**Aim**
Tally the lines of the listing that contain the word "this", then give the total and nothing else.

**Data rows**
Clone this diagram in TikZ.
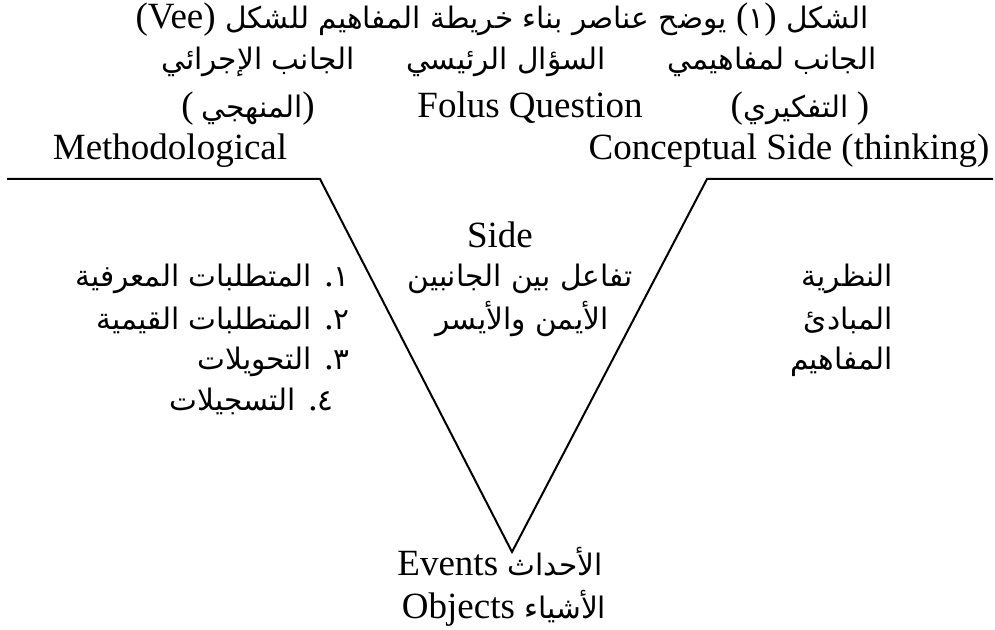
\documentclass[tikz,border=0pt]{standalone}
\usepackage{fontspec}
\setmainfont{Liberation Serif}
\newfontfamily\arabicfont[Script=Arabic]{DejaVu Sans}
\TeXXeTstate=1
\newcommand\latf{\rmfamily\fontsize{18.5pt}{22pt}\selectfont}
\newcommand\arf{\arabicfont\fontsize{14.8pt}{19pt}\selectfont}
\tikzset{
  txt/.style={inner sep=0pt, font=\arf, anchor=base},
  ltxt/.style={inner sep=0pt, font=\latf, anchor=base},
  rtxt/.style={inner sep=0pt, font=\arf, anchor=base east},
  vline/.style={line width=1pt, line join=miter}
}
\begin{document}
\begin{tikzpicture}[x=0.5pt,y=-0.5pt]
\useasboundingbox (0,0) rectangle (995,630);
% title and headings
\node[txt] (title) at (502,29) {\beginR الشكل \beginL{\latf(}١{\latf)}\endL{} يوضح عناصر بناء خريطة المفاهيم للشكل \beginL{\latf(Vee)}\endL\endR};
\node[txt] (methA) at (258,70) {\beginR الجانب الإجرائي\endR};
\node[txt] (focA) at (506,70) {\beginR السؤال الرئيسي\endR};
\node[txt] (concA) at (772,70) {\beginR الجانب لمفاهيمي\endR};
\node[txt] (methB) at (248,118) {{\latf(}\hspace{4pt}المنهجي{\latf)}};
\node[ltxt] (focB) at (530,118) {Folus Question};
\node[txt] (concB) at (800,118) {{\latf(}التفكيري\hspace{4pt}{\latf)}};
\node[ltxt] (methC) at (170,160) {Methodological};
\node[ltxt] (concC) at (789,160) {Conceptual Side (thinking)};
% the Vee
\coordinate (L0) at (7,179);
\coordinate (L1) at (320,179);
\coordinate (V) at (512,552);
\coordinate (R1) at (707,179);
\coordinate (R0) at (993,179);
\draw[vline] (L0) -- (L1) -- (V) -- (R1) -- (R0);
% middle
\node[ltxt] (side) at (500,248) {Side};
\node[txt] (midA) at (520,287) {\beginR تفاعل بين الجانبين\endR};
\node[txt] (midB) at (522,330) {\beginR الأيمن والأيسر\endR};
% left list
\node[rtxt] (li1) at (350,287) {\beginR ١{\latf.} المتطلبات المعرفية\endR};
\node[rtxt] (li2) at (350,330) {\beginR ٢{\latf.} المتطلبات القيمية\endR};
\node[rtxt] (li3) at (350,370) {\beginR ٣{\latf.} التحويلات\endR};
\node[rtxt] (li4) at (334,410) {\beginR ٤{\latf.} التسجيلات\endR};
% right list
\node[rtxt] (ri1) at (893,287) {النظرية};
\node[rtxt] (ri2) at (893,330) {المبادئ};
\node[rtxt] (ri3) at (893,370) {المفاهيم};
% bottom
\node[txt] (ev) at (500,575) {\beginR الأحداث \beginL{\latf Events}\endL\endR};
\node[txt] (ob) at (504,618) {\beginR الأشياء \beginL{\latf Objects}\endL\endR};
\end{tikzpicture}
\end{document}
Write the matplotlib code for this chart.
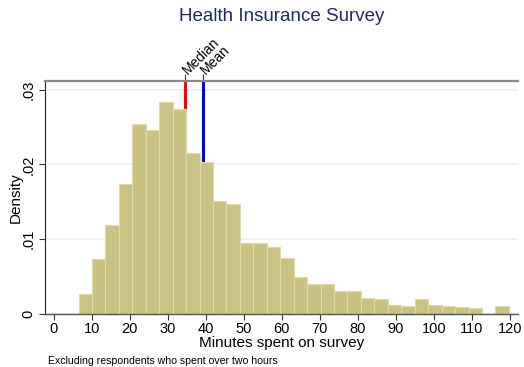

**Output below**
2